MATERIAL PROVIDED:

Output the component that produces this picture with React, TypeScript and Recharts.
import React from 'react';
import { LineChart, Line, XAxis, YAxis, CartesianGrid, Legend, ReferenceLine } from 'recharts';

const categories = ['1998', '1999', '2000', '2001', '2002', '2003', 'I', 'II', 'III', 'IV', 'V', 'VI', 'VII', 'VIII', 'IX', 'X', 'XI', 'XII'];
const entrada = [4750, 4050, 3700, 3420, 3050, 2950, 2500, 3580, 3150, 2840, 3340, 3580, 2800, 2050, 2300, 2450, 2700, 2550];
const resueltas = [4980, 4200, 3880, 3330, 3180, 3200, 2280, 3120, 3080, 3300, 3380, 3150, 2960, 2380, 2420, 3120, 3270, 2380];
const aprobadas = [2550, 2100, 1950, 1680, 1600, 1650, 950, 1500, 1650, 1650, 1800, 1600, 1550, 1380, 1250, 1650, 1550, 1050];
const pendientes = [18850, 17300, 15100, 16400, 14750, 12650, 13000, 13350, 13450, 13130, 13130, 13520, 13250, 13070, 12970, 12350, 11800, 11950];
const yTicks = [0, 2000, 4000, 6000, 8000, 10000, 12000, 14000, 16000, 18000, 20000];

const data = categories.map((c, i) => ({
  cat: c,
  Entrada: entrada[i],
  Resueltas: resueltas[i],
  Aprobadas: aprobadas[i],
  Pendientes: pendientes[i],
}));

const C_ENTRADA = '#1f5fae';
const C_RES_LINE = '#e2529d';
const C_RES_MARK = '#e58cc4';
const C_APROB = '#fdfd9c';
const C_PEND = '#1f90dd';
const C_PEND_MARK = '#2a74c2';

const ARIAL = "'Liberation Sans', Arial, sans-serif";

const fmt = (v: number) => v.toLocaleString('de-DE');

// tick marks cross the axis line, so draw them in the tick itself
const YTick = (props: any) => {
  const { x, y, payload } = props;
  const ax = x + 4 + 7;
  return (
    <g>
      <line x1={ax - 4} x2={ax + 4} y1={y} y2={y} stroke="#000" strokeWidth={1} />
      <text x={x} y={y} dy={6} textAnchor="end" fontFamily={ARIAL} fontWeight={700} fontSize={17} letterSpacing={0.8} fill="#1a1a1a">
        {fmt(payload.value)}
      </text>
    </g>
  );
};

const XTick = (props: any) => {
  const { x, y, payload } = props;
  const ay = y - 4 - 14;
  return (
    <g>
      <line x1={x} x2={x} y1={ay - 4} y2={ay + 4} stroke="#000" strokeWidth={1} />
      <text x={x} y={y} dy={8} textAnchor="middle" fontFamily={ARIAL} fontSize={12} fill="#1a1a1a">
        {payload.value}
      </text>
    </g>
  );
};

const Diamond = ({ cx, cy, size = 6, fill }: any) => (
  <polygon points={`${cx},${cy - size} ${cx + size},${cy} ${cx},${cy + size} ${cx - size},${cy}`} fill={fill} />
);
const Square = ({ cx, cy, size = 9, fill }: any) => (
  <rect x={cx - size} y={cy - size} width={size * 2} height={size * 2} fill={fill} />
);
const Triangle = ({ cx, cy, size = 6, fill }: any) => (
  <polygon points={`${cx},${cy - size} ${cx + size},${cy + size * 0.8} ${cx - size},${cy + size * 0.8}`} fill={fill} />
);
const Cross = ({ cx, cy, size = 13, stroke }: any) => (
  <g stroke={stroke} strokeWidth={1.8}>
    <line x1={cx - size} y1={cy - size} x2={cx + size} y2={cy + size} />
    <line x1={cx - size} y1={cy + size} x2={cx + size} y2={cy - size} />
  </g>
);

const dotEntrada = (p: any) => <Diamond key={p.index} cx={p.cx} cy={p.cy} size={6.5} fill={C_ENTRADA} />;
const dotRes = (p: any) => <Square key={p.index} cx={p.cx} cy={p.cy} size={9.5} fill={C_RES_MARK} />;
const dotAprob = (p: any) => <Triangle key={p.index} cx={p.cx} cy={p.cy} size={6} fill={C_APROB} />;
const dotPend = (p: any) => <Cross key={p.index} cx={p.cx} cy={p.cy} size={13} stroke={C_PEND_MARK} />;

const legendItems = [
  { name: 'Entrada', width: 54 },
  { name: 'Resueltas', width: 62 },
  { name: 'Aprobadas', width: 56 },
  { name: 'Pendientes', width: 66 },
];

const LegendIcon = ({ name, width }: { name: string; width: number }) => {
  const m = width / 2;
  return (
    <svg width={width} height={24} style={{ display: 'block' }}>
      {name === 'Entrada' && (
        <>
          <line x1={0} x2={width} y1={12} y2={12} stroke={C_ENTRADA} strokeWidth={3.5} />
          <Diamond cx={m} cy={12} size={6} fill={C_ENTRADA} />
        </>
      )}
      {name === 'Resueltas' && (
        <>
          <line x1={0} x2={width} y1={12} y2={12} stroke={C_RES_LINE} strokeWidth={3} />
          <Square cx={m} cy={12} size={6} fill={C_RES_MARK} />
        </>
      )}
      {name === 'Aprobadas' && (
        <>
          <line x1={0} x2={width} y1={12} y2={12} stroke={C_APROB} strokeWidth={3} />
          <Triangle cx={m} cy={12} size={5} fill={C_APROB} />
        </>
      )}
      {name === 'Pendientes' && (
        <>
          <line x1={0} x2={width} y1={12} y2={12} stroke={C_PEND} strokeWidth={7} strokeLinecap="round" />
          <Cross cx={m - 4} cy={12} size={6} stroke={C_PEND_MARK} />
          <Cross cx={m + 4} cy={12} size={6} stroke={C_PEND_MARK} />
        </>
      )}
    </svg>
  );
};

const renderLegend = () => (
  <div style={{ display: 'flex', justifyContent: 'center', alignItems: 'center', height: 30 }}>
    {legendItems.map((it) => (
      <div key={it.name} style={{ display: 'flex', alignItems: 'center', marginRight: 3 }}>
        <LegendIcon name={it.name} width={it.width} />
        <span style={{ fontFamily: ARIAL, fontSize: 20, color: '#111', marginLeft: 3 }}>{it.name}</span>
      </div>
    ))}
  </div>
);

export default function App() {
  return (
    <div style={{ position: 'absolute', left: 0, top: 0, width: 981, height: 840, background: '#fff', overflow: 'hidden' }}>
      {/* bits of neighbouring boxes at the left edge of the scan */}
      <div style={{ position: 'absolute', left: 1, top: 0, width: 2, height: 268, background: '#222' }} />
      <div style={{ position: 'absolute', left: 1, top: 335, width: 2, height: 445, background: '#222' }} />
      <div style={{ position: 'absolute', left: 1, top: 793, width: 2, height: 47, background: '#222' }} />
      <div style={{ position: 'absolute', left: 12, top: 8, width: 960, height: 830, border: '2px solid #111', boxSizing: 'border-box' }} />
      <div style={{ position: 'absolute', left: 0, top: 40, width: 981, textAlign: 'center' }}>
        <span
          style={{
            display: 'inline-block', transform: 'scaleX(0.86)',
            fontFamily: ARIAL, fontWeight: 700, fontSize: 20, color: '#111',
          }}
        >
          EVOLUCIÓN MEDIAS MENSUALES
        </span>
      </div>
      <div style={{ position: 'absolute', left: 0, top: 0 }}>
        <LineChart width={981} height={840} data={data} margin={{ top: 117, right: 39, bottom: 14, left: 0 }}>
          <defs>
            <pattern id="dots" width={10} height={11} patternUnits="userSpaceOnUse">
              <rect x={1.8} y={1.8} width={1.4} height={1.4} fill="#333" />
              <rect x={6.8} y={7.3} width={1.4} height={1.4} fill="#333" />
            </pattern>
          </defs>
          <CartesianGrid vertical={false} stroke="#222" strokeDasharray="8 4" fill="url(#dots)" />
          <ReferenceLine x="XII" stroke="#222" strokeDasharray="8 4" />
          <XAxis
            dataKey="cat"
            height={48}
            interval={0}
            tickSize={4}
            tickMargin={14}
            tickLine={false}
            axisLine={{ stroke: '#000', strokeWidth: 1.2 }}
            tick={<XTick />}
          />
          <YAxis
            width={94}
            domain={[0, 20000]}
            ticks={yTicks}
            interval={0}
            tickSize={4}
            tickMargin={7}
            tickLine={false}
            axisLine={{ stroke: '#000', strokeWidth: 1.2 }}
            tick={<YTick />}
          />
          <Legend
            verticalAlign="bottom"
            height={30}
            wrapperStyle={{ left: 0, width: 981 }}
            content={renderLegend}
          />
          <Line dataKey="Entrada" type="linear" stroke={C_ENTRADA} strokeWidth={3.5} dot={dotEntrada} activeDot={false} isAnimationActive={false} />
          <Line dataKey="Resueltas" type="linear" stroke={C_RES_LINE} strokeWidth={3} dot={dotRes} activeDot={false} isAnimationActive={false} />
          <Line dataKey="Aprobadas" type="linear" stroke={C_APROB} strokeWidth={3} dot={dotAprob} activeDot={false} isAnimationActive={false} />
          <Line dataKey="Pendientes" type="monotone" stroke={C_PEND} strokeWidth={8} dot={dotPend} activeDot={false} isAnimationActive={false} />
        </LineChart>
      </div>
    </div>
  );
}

WHAT THE EXERCISE ASKS: Take the lines above from the first through the one containing "CartesianGrid, Legend, ReferenceLine" and reproduce them exactly; include nothing else.

COMPLETE RESPONSE:
Output the component that produces this picture with React, TypeScript and Recharts.
import React from 'react';
import { LineChart, Line, XAxis, YAxis, CartesianGrid, Legend, ReferenceLine } from 'recharts';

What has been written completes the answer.